**INSTRUCTION:** Return the data exactly, with all pictures removed.

+ + + + +

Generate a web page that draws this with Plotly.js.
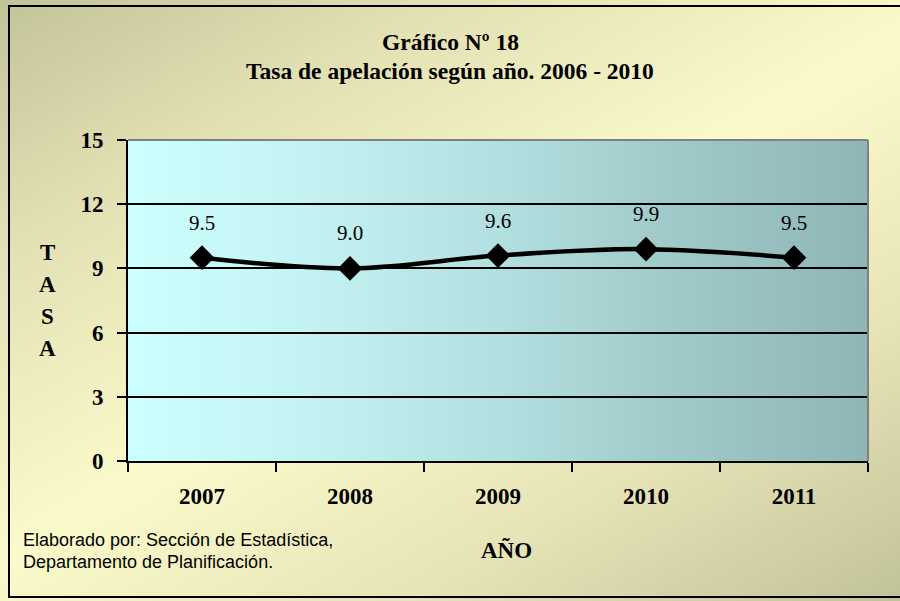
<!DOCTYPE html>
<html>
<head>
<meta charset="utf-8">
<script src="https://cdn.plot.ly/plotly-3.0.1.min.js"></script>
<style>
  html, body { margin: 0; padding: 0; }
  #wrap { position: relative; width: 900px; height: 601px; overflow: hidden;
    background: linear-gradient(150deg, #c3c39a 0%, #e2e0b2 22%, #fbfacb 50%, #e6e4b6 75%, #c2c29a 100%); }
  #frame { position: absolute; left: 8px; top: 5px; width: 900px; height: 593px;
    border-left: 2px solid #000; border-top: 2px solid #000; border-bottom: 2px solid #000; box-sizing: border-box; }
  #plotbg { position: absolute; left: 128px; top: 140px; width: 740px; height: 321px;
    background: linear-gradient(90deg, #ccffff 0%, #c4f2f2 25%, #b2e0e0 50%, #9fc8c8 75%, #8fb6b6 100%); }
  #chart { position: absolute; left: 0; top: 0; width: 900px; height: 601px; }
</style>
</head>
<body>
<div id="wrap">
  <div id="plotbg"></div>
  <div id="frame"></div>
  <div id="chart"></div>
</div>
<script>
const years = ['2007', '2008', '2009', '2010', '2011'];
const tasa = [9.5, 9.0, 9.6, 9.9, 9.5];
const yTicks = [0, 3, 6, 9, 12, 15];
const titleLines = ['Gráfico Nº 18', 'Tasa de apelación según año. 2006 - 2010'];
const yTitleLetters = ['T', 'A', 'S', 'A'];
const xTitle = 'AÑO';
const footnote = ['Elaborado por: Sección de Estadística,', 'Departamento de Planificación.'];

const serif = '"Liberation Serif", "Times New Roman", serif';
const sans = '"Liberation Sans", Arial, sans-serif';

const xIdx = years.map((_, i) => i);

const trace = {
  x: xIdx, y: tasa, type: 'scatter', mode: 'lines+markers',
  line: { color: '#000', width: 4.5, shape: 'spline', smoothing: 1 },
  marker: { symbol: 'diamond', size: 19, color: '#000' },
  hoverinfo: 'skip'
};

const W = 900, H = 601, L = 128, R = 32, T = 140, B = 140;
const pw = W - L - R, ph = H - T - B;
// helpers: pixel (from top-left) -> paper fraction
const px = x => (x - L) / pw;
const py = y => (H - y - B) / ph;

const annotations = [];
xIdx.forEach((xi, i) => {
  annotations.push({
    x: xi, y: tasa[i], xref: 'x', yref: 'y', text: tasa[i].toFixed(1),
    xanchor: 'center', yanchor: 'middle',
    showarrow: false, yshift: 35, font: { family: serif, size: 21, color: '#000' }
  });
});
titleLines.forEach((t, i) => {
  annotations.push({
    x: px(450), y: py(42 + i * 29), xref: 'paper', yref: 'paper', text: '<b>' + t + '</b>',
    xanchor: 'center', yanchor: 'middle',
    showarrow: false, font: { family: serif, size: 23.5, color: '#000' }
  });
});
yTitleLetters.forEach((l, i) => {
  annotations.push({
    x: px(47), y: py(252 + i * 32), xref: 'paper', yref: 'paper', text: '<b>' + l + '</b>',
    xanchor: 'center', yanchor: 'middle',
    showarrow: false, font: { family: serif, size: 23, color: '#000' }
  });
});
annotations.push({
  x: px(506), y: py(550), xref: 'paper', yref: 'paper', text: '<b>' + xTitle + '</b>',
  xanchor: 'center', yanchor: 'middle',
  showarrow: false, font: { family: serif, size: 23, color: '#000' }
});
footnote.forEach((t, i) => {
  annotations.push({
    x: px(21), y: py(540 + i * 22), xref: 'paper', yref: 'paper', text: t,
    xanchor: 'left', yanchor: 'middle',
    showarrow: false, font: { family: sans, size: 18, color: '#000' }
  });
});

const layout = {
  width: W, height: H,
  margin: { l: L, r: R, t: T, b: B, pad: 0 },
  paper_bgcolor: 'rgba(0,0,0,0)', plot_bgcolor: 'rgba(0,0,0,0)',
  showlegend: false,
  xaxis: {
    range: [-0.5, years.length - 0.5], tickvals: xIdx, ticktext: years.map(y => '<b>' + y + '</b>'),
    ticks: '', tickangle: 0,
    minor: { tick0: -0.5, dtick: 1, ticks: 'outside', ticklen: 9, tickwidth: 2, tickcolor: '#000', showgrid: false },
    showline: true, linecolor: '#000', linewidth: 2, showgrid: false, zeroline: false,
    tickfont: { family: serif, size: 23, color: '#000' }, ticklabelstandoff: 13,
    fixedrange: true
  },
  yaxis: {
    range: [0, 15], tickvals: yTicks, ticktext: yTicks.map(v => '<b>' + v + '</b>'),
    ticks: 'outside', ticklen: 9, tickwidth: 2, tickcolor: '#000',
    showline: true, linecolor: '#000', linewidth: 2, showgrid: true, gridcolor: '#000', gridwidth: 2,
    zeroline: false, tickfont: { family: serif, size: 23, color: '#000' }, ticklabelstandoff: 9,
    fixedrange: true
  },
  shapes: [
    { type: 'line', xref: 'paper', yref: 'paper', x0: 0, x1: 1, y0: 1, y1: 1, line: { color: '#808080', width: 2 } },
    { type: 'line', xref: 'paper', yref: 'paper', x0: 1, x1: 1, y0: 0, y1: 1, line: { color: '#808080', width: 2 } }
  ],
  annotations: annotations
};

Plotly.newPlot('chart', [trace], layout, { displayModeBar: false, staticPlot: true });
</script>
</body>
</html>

+ + + + +

**WORKED SOLUTION:**
Generate a web page that draws this with Plotly.js.
<!DOCTYPE html>
<html>
<head>
<meta charset="utf-8">
<script src="https://cdn.plot.ly/plotly-3.0.1.min.js"></script>
<style>
  html, body { margin: 0; padding: 0; }
  #wrap { position: relative; width: 900px; height: 601px; overflow: hidden;
    background: linear-gradient(150deg, #c3c39a 0%, #e2e0b2 22%, #fbfacb 50%, #e6e4b6 75%, #c2c29a 100%); }
  #frame { position: absolute; left: 8px; top: 5px; width: 900px; height: 593px;
    border-left: 2px solid #000; border-top: 2px solid #000; border-bottom: 2px solid #000; box-sizing: border-box; }
  #plotbg { position: absolute; left: 128px; top: 140px; width: 740px; height: 321px;
    background: linear-gradient(90deg, #ccffff 0%, #c4f2f2 25%, #b2e0e0 50%, #9fc8c8 75%, #8fb6b6 100%); }
  #chart { position: absolute; left: 0; top: 0; width: 900px; height: 601px; }
</style>
</head>
<body>
<div id="wrap">
  <div id="plotbg"></div>
  <div id="frame"></div>
  <div id="chart"></div>
</div>
<script>
const years = ['2007', '2008', '2009', '2010', '2011'];
const tasa = [9.5, 9.0, 9.6, 9.9, 9.5];
const yTicks = [0, 3, 6, 9, 12, 15];
const titleLines = ['Gráfico Nº 18', 'Tasa de apelación según año. 2006 - 2010'];
const yTitleLetters = ['T', 'A', 'S', 'A'];
const xTitle = 'AÑO';
const footnote = ['Elaborado por: Sección de Estadística,', 'Departamento de Planificación.'];

const serif = '"Liberation Serif", "Times New Roman", serif';
const sans = '"Liberation Sans", Arial, sans-serif';

const xIdx = years.map((_, i) => i);

const trace = {
  x: xIdx, y: tasa, type: 'scatter', mode: 'lines+markers',
  line: { color: '#000', width: 4.5, shape: 'spline', smoothing: 1 },
  marker: { symbol: 'diamond', size: 19, color: '#000' },
  hoverinfo: 'skip'
};

const W = 900, H = 601, L = 128, R = 32, T = 140, B = 140;
const pw = W - L - R, ph = H - T - B;
// helpers: pixel (from top-left) -> paper fraction
const px = x => (x - L) / pw;
const py = y => (H - y - B) / ph;

const annotations = [];
xIdx.forEach((xi, i) => {
  annotations.push({
    x: xi, y: tasa[i], xref: 'x', yref: 'y', text: tasa[i].toFixed(1),
    xanchor: 'center', yanchor: 'middle',
    showarrow: false, yshift: 35, font: { family: serif, size: 21, color: '#000' }
  });
});
titleLines.forEach((t, i) => {
  annotations.push({
    x: px(450), y: py(42 + i * 29), xref: 'paper', yref: 'paper', text: '<b>' + t + '</b>',
    xanchor: 'center', yanchor: 'middle',
    showarrow: false, font: { family: serif, size: 23.5, color: '#000' }
  });
});
yTitleLetters.forEach((l, i) => {
  annotations.push({
    x: px(47), y: py(252 + i * 32), xref: 'paper', yref: 'paper', text: '<b>' + l + '</b>',
    xanchor: 'center', yanchor: 'middle',
    showarrow: false, font: { family: serif, size: 23, color: '#000' }
  });
});
annotations.push({
  x: px(506), y: py(550), xref: 'paper', yref: 'paper', text: '<b>' + xTitle + '</b>',
  xanchor: 'center', yanchor: 'middle',
  showarrow: false, font: { family: serif, size: 23, color: '#000' }
});
footnote.forEach((t, i) => {
  annotations.push({
    x: px(21), y: py(540 + i * 22), xref: 'paper', yref: 'paper', text: t,
    xanchor: 'left', yanchor: 'middle',
    showarrow: false, font: { family: sans, size: 18, color: '#000' }
  });
});

const layout = {
  width: W, height: H,
  margin: { l: L, r: R, t: T, b: B, pad: 0 },
  paper_bgcolor: 'rgba(0,0,0,0)', plot_bgcolor: 'rgba(0,0,0,0)',
  showlegend: false,
  xaxis: {
    range: [-0.5, years.length - 0.5], tickvals: xIdx, ticktext: years.map(y => '<b>' + y + '</b>'),
    ticks: '', tickangle: 0,
    minor: { tick0: -0.5, dtick: 1, ticks: 'outside', ticklen: 9, tickwidth: 2, tickcolor: '#000', showgrid: false },
    showline: true, linecolor: '#000', linewidth: 2, showgrid: false, zeroline: false,
    tickfont: { family: serif, size: 23, color: '#000' }, ticklabelstandoff: 13,
    fixedrange: true
  },
  yaxis: {
    range: [0, 15], tickvals: yTicks, ticktext: yTicks.map(v => '<b>' + v + '</b>'),
    ticks: 'outside', ticklen: 9, tickwidth: 2, tickcolor: '#000',
    showline: true, linecolor: '#000', linewidth: 2, showgrid: true, gridcolor: '#000', gridwidth: 2,
    zeroline: false, tickfont: { family: serif, size: 23, color: '#000' }, ticklabelstandoff: 9,
    fixedrange: true
  },
  shapes: [
    { type: 'line', xref: 'paper', yref: 'paper', x0: 0, x1: 1, y0: 1, y1: 1, line: { color: '#808080', width: 2 } },
    { type: 'line', xref: 'paper', yref: 'paper', x0: 1, x1: 1, y0: 0, y1: 1, line: { color: '#808080', width: 2 } }
  ],
  annotations: annotations
};

Plotly.newPlot('chart', [trace], layout, { displayModeBar: false, staticPlot: true });
</script>
</body>
</html>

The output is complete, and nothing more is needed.